Los Ángeles de la Reina del Cielo
¡La Anuciación de María!... La Inmaculada Virgen era de sobrehumana belleza, aunque de infantil humildad. Ella miraba el suelo y no veía el resplandor que salía de ella, que era deslumbrador.
El arcángel que le trajo el saludo a María, hincóse delante, y al bajar el Espíritu Santo, se echó con el rostro al suelo. Después de la Encarnación, veo a María estar de pie, con las manos cruzadas sobre el pecho: así veo a través de las manos de María en su pecho al Espíritu Santo flotando en forma de paloma.
María rezó entonces por primera vez el Magníficat, y los ángeles que habían acudido en gran cantidad, respondían.
Sobre María se veía al Eterno Padre. La Santísima Trinidad señaló a María como Hija, como Esposa y como Madre. Era un cantar sin fin en todo el Cielo.
Gabriel se hincó de rodillas y le dió desde ya el tributo y reconocimiento como Reina, en nombre de todos los ángeles. Gabriel estaba casi siempre con María. Era el elegido por la Divina Providencia y el destinado a ser el primer servidor y Ángel de la Inmaculada Reina. Éste privilegio se levanta sobre todos los coros de los ángeles y no se le puede hacer mayor tributo que agradecer a la Santísima Trinidad el haber elegido a Gabriel para anunciar a María el misterio de la Encarnación del Verbo.
Gabriel y otros Ángeles
Yo saludé a este fiel arcángel llena de contento y le pedí me presentara a mí, pobre pecadora, a la Madre del Verbo Eterno. Él me tomó de la mano y me llevó a María. Ella se volvió a mí llena de bondad y de amor; yo me hinqué a sus pies y dijo ella: ´´¿Cómo no te conoceré, o no te amaré, querida hija, si tú llevas las señales de mi querido Hijo?... Mira yo soy y seré siempre tu Madre...´´ Esto me conmovió profundamente, y empecé el Ave María. San Gabriel y mi arcangel decían: Gratia plena... y luego el arcángel de Servus Dei, que pertenece al coro de San Rafael, y el ángel Dominaciones de Deus dedit y de Adauctus, decían: Dominus Tecum.

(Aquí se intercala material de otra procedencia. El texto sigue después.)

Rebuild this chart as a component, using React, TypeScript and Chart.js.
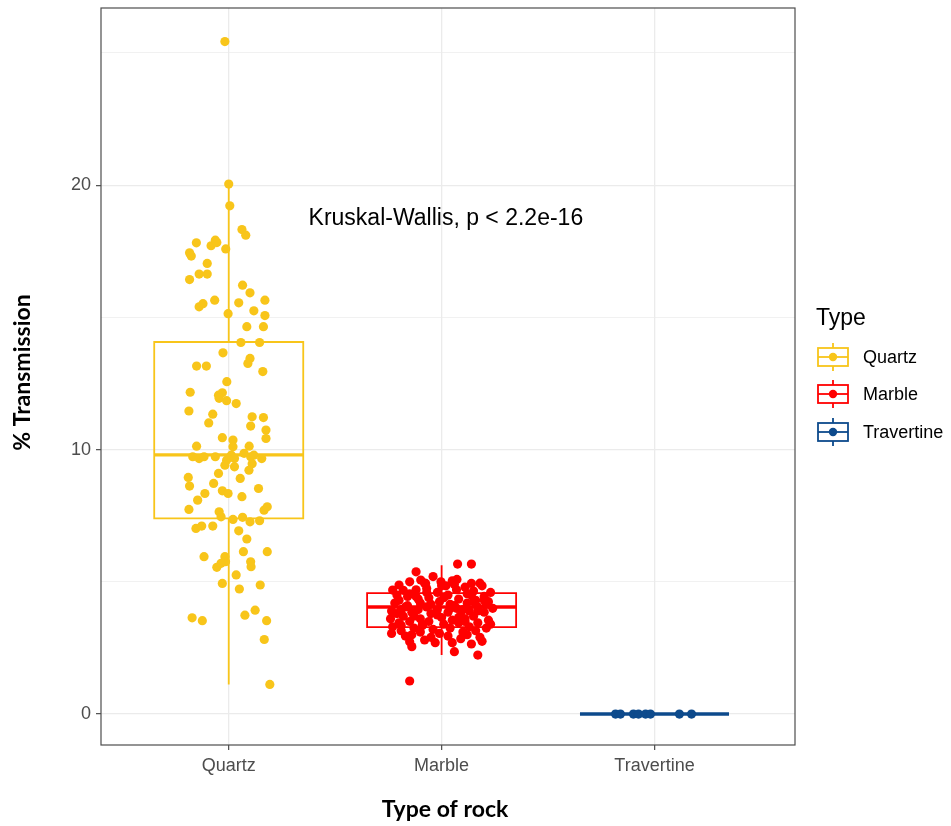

Cuando llegaron al Benedicta Tu in muleribus, cantó todo el coro y yo también canté, y había en este canto una alegría sin fin, un contento y una felicidad que me hicieron pensar cuál sería la belleza de los coros angélicos.
Cuando estuve de nuevo sola, me encontré inundada de lágrimas y a pesar de todos mis esfuerzos, me era imposible ponerles fin. Entonces sonó el Angelus, y yo lo recé con todo afecto.
Del cuaderno espiritual que por orden de su confesor escribía diariamente la Sierva de Dios Magdalena de la Cruz, fallecida en 1919 en Munich.